Commissioner's Decision
ISD Improperly Denied Employee Her Right
To a School Board Grievance Hearing
Ruling: An ISD employee had a right to a grievance hearing before her school board despite claims by the district that her complaint had been rendered “moot” because her grievance had been essentially resolved in lower-level administrative grievance proceedings. Mayela De La Garza v. Grand Prairie ISD, No. 032-R10-02-2020. Signed July 24 by Education Commissioner Mike Morath.
Background
Long-time paraprofessional-certified GPISD employee De La Garza filed a grievance with the district upon being told that her noncontractural job as an office manager in the food services division was one of several positions to be eliminated due to budget constraints.
De La Garza asserted that: 1) she believed that her job was being eliminated because she had reported to district higher-ups her concerns over billing practices by the ISD’s food services contractor and 2) the contractor’s director had created a hostile working environment.
De La Garza asked in her grievance that she remain employed by GPISD in the same professional capacity in a position that did not require her to come into contact with the contractor’s director or with another food services supervisor that she named.
The district’s interim human resources director granted the Level I grievance by allowing De La Garza to be employed in the same professional capacity in another division where she would not have contact with the two individuals she had complained about.
The new position — as an elementary case services worker — was at the same pay grade classification as her former job, but required her to work 14 fewer days.
Dissatisfied
De La Garza, dissatisfied, because she believed the new job was a demotion, filed a Level II administrative grievance appeal, which the district dismissed.
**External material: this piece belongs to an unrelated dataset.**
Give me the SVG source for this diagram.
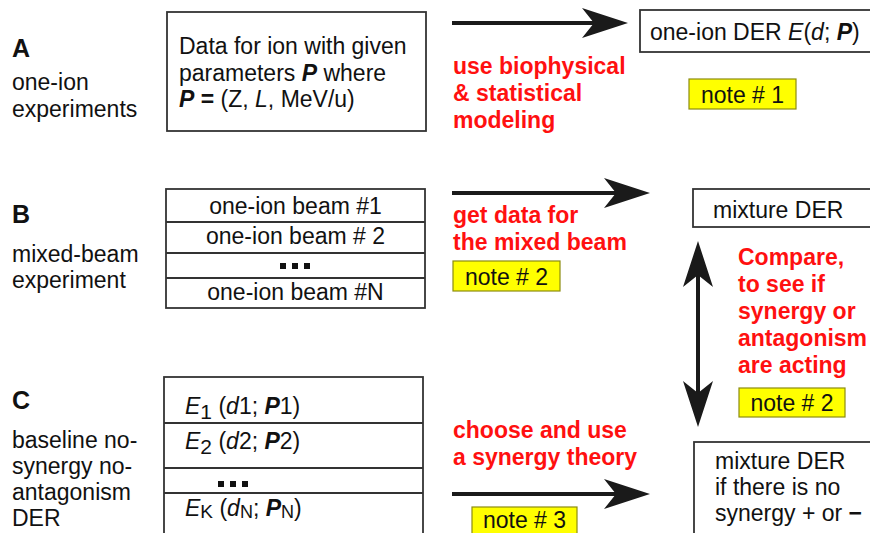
<svg xmlns="http://www.w3.org/2000/svg" width="870" height="533" viewBox="0 0 870 533">
<defs>
<style>
text{font-family:"Liberation Sans",Arial,sans-serif;font-size:23px;fill:#111}
.lab{font-weight:bold;font-size:25px}
.red{fill:#ff1010;font-weight:bold}
.box{fill:#fff;stroke:#333;stroke-width:1.8}
.note{fill:#ffff00;stroke:#8c8c10;stroke-width:1.2}
.arr{stroke:#1a1a1a;stroke-width:4;fill:none}
.i{font-style:italic}
.b{font-weight:bold}
.bi{font-weight:bold;font-style:italic}
.sq{fill:#111}
</style>
<marker id="ah" viewBox="0 0 46 30" refX="21" refY="15" markerWidth="46" markerHeight="30" markerUnits="userSpaceOnUse" orient="auto-start-reverse">
<path d="M0,0 L46,15 L0,30 L12,15 Z" fill="#1a1a1a"/>
</marker>
</defs>
<rect width="870" height="533" fill="#fff"/>

<g id="labelA">
<text x="12" y="57" class="lab">A</text>
<text x="12" y="90">one-ion</text>
<text x="12" y="117">experiments</text>
</g>
<g id="labelB">
<text x="12" y="223" class="lab">B</text>
<text x="12" y="262">mixed-beam</text>
<text x="12" y="288">experiment</text>
</g>
<g id="labelC">
<text x="12" y="409" class="lab">C</text>
<text x="12" y="448">baseline no-</text>
<text x="12" y="474">synergy no-</text>
<text x="12" y="500">antagonism</text>
<text x="12" y="526">DER</text>
</g>

<g id="dataA">
<rect class="box" x="167" y="12" width="259" height="119"/>
<text x="179" y="54">Data for ion with given</text>
<text x="179" y="81">parameters <tspan class="bi">P</tspan> where</text>
<text x="179" y="107"><tspan class="bi">P</tspan><tspan class="b"> =</tspan> (Z, <tspan class="i">L</tspan>, MeV/u)</text>
</g>

<g id="beamTable">
<rect class="box" x="166" y="189" width="259" height="119"/>
<line class="box" x1="166" y1="222" x2="425" y2="222"/>
<line class="box" x1="166" y1="253" x2="425" y2="253"/>
<line class="box" x1="166" y1="278" x2="425" y2="278"/>
<text x="295.5" y="214" text-anchor="middle">one-ion beam #1</text>
<text x="295.5" y="244" text-anchor="middle">one-ion beam # 2</text>
<rect class="sq" x="280" y="263" width="6" height="6"/>
<rect class="sq" x="292" y="263" width="6" height="6"/>
<rect class="sq" x="304" y="263" width="6" height="6"/>
<text x="295.5" y="300" text-anchor="middle">one-ion beam #N</text>
</g>

<g id="derTable">
<rect class="box" x="164" y="377" width="259" height="170"/>
<line class="box" x1="164" y1="423" x2="423" y2="423"/>
<line class="box" x1="164" y1="468" x2="423" y2="468"/>
<line class="box" x1="164" y1="493" x2="423" y2="493"/>
<text x="185" y="414"><tspan class="i">E</tspan><tspan font-size="21" dy="5">1</tspan><tspan dy="-5"> (</tspan><tspan class="i">d</tspan>1; <tspan class="bi">P</tspan>1)</text>
<text x="185" y="449"><tspan class="i">E</tspan><tspan font-size="21" dy="5">2</tspan><tspan dy="-5"> (</tspan><tspan class="i">d</tspan>2; <tspan class="bi">P</tspan>2)</text>
<rect class="sq" x="218" y="481" width="6" height="6"/>
<rect class="sq" x="230" y="481" width="6" height="6"/>
<rect class="sq" x="242" y="481" width="6" height="6"/>
<text x="185" y="516"><tspan class="i">E</tspan><tspan font-size="19" dy="2">K</tspan><tspan dy="-2"> (</tspan><tspan class="i">d</tspan><tspan font-size="18" dy="2">N</tspan><tspan dy="-2">; </tspan><tspan class="bi">P</tspan><tspan font-size="18" dy="2">N</tspan><tspan dy="-2">)</tspan></text>
</g>

<g id="oneIonDER">
<rect class="box" x="640" y="10" width="240" height="42"/>
<text x="650" y="40">one-ion DER <tspan class="i">E</tspan>(<tspan class="i">d</tspan>; <tspan class="bi">P</tspan>)</text>
</g>

<g id="mixtureDER">
<rect class="box" x="693" y="189" width="190" height="38"/>
<text x="713" y="218">mixture DER</text>
</g>

<g id="mixtureNoSynergy">
<rect class="box" x="694" y="442" width="190" height="110"/>
<text x="715" y="469">mixture DER</text>
<text x="715" y="495">if there is no</text>
<text x="715" y="521">synergy + or <tspan class="b">−</tspan></text>
</g>

<g id="note1">
<rect class="note" x="689" y="79" width="107" height="30"/>
<text x="742.5" y="103" text-anchor="middle">note # 1</text>
</g>
<g id="note2a">
<rect class="note" x="453" y="261" width="107" height="30"/>
<text x="506.5" y="285" text-anchor="middle">note # 2</text>
</g>
<g id="note2b">
<rect class="note" x="739" y="388" width="106" height="29"/>
<text x="792" y="411" text-anchor="middle">note # 2</text>
</g>
<g id="note3">
<rect class="note" x="472" y="507" width="105" height="40"/>
<text x="524.5" y="528" text-anchor="middle">note # 3</text>
</g>

<g id="redLabels">
<text class="red" x="453" y="74">use biophysical</text>
<text class="red" x="453" y="101">&amp; statistical</text>
<text class="red" x="453" y="128">modeling</text>
<text class="red" x="453" y="223">get data for</text>
<text class="red" x="453" y="250">the mixed beam</text>
<text class="red" x="738" y="265">Compare,</text>
<text class="red" x="738" y="292">to see if</text>
<text class="red" x="738" y="319">synergy or</text>
<text class="red" x="738" y="346">antagonism</text>
<text class="red" x="738" y="373">are acting</text>
<text class="red" x="453" y="438">choose and use</text>
<text class="red" x="453" y="465">a synergy theory</text>
</g>

<g id="connectors">
<line class="arr" x1="452" y1="23" x2="603" y2="23" marker-end="url(#ah)"/>
<line class="arr" x1="452" y1="193" x2="625" y2="193" marker-end="url(#ah)"/>
<line class="arr" x1="452" y1="494" x2="625" y2="494" marker-end="url(#ah)"/>
<line class="arr" x1="698" y1="266" x2="698" y2="402" marker-start="url(#ah)" marker-end="url(#ah)"/>
</g>
</svg>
She then filed a final Level III grievance appeal seeking a hearing before the school board.
Instead, she received a letter from the district’s attorney stating that her Level III grievance appeal would not be heard by the board because her complaint had been designated as “moot” because her requested remedies had been granted at Level I, and that she had to start a new grievance process if she wanted to complain about her new position, which she had accepted.
De La Garza appealed to the commissioner, who sided with her by concluding that even if ISD officials have deemed that an employee’s grievance has been resolved in the employee’s favor at a lower administrative level, the district can’t use that fact to unilaterally deny the employee’s timely request to appeal the grievance through the final school board level.
The commissioner ordered the board to hold a hearing on De La Garza’s Level III grievance as soon as possible.